Nevertheless, potential nominees for this quartet of poisoned chalices include Congdon's fellow monetarist dissenter and member of the Liverpool Six, Patrick Minford - though he is widely held to be too prone to producing controversial wild cards like cutting benefits to encourage the unemployed back to work.

There are those who would prefer a safe pair of hands - a 'sound' academic like Charles Bean of the London School of Economics or even the venerable Professor Charles Goodhart of the same stable.

But the most talked about idea is a new body that would widen the traditional circle, in which case count on it including an obligatory industrialist, such as the CBI's Doug McWilliams or Dick Freeman of ICI.

THE recent dusting off of such nostalgic concepts as a 'wages freeze' and 'an industrial policy' is but one aspect of the current vogue for all things Sixties.

What next? Will desperate PMs (or their sidekicks) in search of a populist package be seen frantically perming any six from the following list?

Nationalisation/Social Contract/ National Enterprise Board/Temporary Employment Subsidy/Prices and Incomes Board/Regional Policy/Pay Comparability/Credit Controls/'The Pound in Your Pocket'/Investment Income Surcharge/Supertax.

SINCE Victorian times, pimply youths from Balliol College, Oxford, have been in the habit of composing 'Balliol rhymes' aimed at deflating the egos of their more self-important contemporaries.

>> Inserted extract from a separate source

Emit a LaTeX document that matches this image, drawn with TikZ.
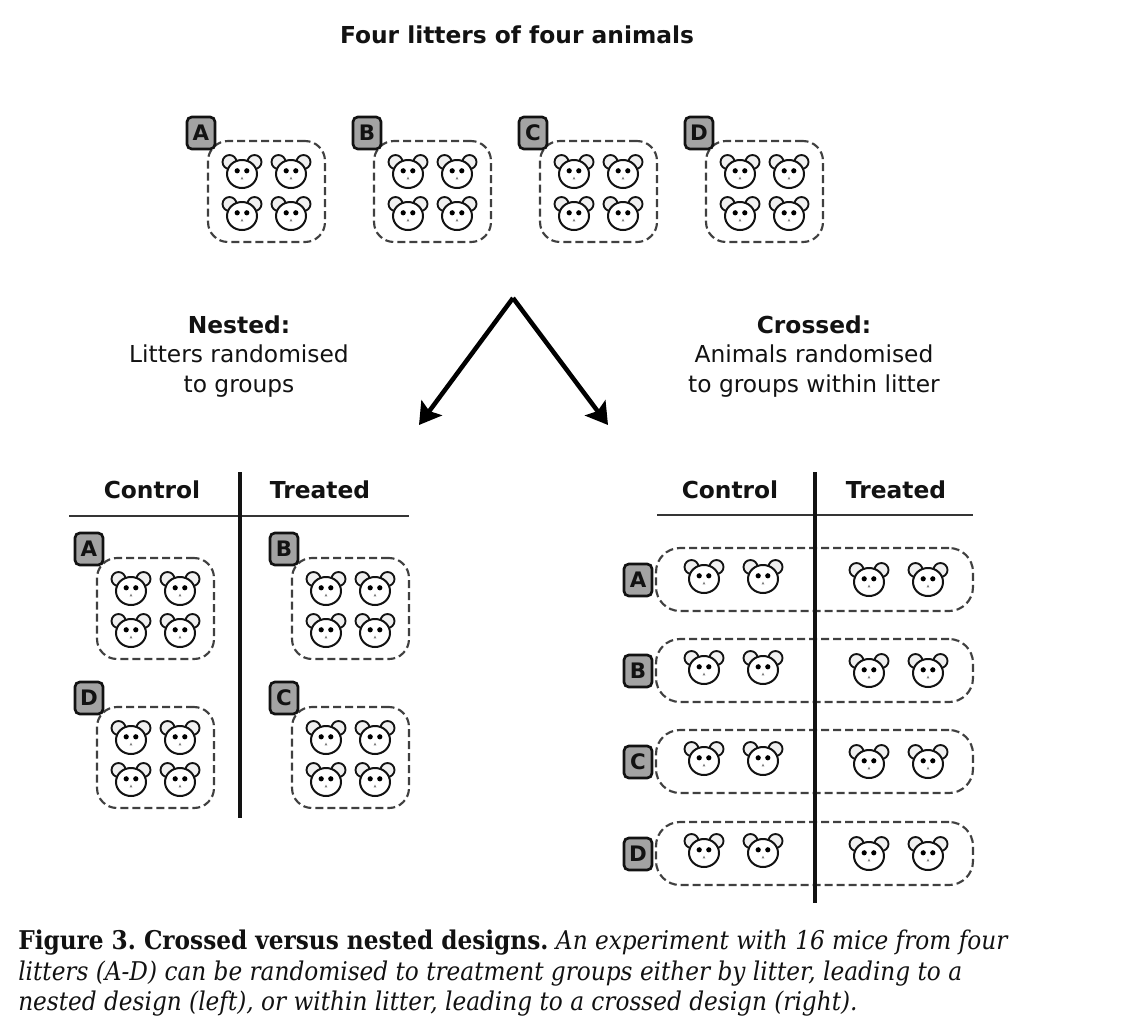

The original such ditty concerned an undergraduate destined for a brilliant future, though with a reputation for pomposity:

My name is George Nathaniel Curzon

I am a most superior person,

My skin is pink, my hair is sleek,

I dine at Blenheim once a week.

More recently - 35 years ago, in fact - another such ditty ran:

My name is Rodney Leach, and when

I gaze upon my fellow men,

I look upon them from afar

And think what bloody men they are.

Last week, the said Rodney Leach, a former director of Rothschilds, was appointed to the board of Trafalgar House to represent Jardine Matheson. Trafalgar House has been warned.

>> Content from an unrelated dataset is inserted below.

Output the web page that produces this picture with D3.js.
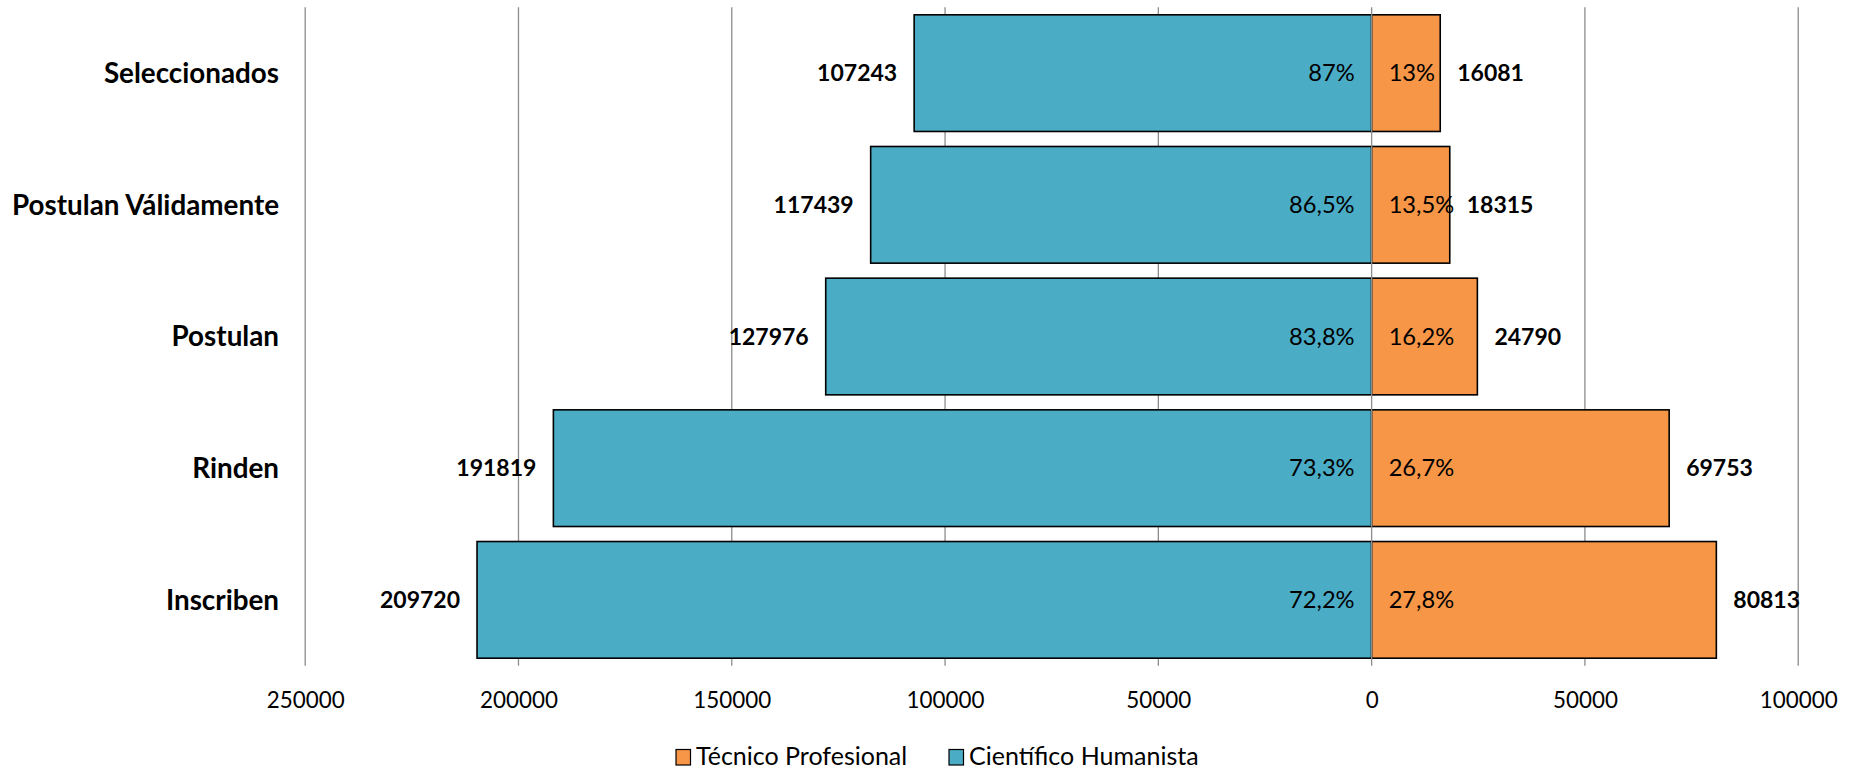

YOU CAN tell how close Bill Clinton is to being the next President of the US from the behaviour of Washington's business community. A politically fashionable hairdressing salon not a million miles from Capitol Hill recently suffered a secret defection of its stylists, who went off to form a new establishment.

'Where will your customers come from?' a loyal client asked the excited crimpers. 'Well,' came the reply, 'we've called a lot of existing clients. But what we're really hoping for is a change of administration.'

As indeed are many others in Washington. When they can be torn away from such vital issues as the dismal state of house prices, the chattering classes are consumed by who will get which job if Clinton wins. A hot favourite for a plum, the Council of Economic Advisers, is Larry Summers.

The Harvard whiz-kid, who boasts two Nobel laureates in economics among his uncles, is chief economist at the World Bank and, as a battle-hardened veteran of the disastrous Dukakis campaign, a fully paid-up liberal Democrat. But his World Bank experience may be what really swings it.

The Clinton economic programme - buzz words are investing in 'people' and 'infrastructure projects' - is sounding increasingly like a World Bank rescue package for a desperate developing country.

Makes sense, I suppose. After all, life expectancy is shorter, and child mortality higher, in New York City than in Shanghai, a fifth of America's children live in poverty, and about a third of the population has little or no health cover.

LAST spotted heading towards Tibet was Sir Peter Holmes, Shell's peripatetic chairman. Tibet is often off-limits to foreigners, but the intrepid Sir Peter is (officially) there to poke around for oil. Doubtless he will have remembered to tuck his camera under the seismic maps, however. A keen photographer, Sir Peter already has two Shell-sponsored travelogues under his belt. Stand by for number three.